Pennsylvania residents may not be able to act for themselves for a number of reasons. However, one common reason is that they have become incapacitated or reached a point of mental decline that resulted in an inability to make sound decisions. Before this type of scenario comes about, it is wise to consider appointing a person — such as a power of attorney agent — who could make important decisions when one is unable to do so oneself.
Appointing a power of attorney agent is a smart step in any estate plan. The agent should be a trusted individual who is willing and able to take on such an important role. The principal, or person making the power of attorney appointment, can limit the amount of power an agent has by detailing the scope within which he or she may act. In some cases, parties want to appoint an agent for short-term reasons, and others may want an agent who can step in after an incapacitating event.

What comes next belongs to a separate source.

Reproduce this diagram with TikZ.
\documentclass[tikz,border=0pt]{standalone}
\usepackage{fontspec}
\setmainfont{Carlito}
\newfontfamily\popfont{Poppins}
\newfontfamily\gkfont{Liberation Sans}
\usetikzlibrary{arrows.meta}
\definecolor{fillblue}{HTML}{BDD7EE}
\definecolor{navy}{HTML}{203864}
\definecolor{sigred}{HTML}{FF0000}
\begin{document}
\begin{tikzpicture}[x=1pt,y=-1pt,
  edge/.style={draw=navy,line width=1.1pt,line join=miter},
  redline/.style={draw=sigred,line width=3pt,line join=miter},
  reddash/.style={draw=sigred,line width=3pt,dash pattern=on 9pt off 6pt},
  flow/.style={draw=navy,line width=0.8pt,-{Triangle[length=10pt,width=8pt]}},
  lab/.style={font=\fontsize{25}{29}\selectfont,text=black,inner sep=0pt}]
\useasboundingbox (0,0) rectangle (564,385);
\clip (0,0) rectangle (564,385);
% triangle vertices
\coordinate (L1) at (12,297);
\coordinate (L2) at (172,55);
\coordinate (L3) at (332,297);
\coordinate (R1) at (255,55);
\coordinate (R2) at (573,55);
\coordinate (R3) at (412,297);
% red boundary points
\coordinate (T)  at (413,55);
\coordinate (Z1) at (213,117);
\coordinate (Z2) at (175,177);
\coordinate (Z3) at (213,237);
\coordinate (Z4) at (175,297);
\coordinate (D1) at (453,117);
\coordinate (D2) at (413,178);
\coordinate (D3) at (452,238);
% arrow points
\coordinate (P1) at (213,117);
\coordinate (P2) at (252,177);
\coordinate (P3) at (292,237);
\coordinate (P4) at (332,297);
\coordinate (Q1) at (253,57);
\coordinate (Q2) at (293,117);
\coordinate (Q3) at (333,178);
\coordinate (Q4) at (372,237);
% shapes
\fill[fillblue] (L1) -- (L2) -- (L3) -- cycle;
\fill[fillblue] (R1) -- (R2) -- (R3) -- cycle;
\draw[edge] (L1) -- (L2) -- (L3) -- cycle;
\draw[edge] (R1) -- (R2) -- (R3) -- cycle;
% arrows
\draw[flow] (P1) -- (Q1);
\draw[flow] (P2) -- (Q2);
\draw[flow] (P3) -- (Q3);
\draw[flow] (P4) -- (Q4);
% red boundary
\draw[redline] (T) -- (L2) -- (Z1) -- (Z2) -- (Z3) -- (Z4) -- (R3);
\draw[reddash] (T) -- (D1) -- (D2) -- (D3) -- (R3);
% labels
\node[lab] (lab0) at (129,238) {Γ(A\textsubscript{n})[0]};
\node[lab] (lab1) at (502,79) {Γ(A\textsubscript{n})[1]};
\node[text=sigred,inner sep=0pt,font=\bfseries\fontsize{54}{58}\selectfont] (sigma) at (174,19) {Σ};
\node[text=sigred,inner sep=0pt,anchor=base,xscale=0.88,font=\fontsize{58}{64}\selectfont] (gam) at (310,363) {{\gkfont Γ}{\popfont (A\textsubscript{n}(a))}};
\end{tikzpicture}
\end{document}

Rather than just asking someone to act in the role, it is important to draw up legally-binding documents to give the agent legal power. In many cases, an agent will need to take the power of attorney document to the bank or other financial institutions to show that he or she has the authority to act on another person’s behalf. If the document is not created correctly, a number of problems could result.
Fortunately, Pennsylvania residents do not have to try to draw up power of attorney documents on their own. They can enlist the help of experienced elder law attorneys who can properly create such documents in accordance with state law. Interested parties may wish to make this appointment to ensure that their estate plans cover their bases.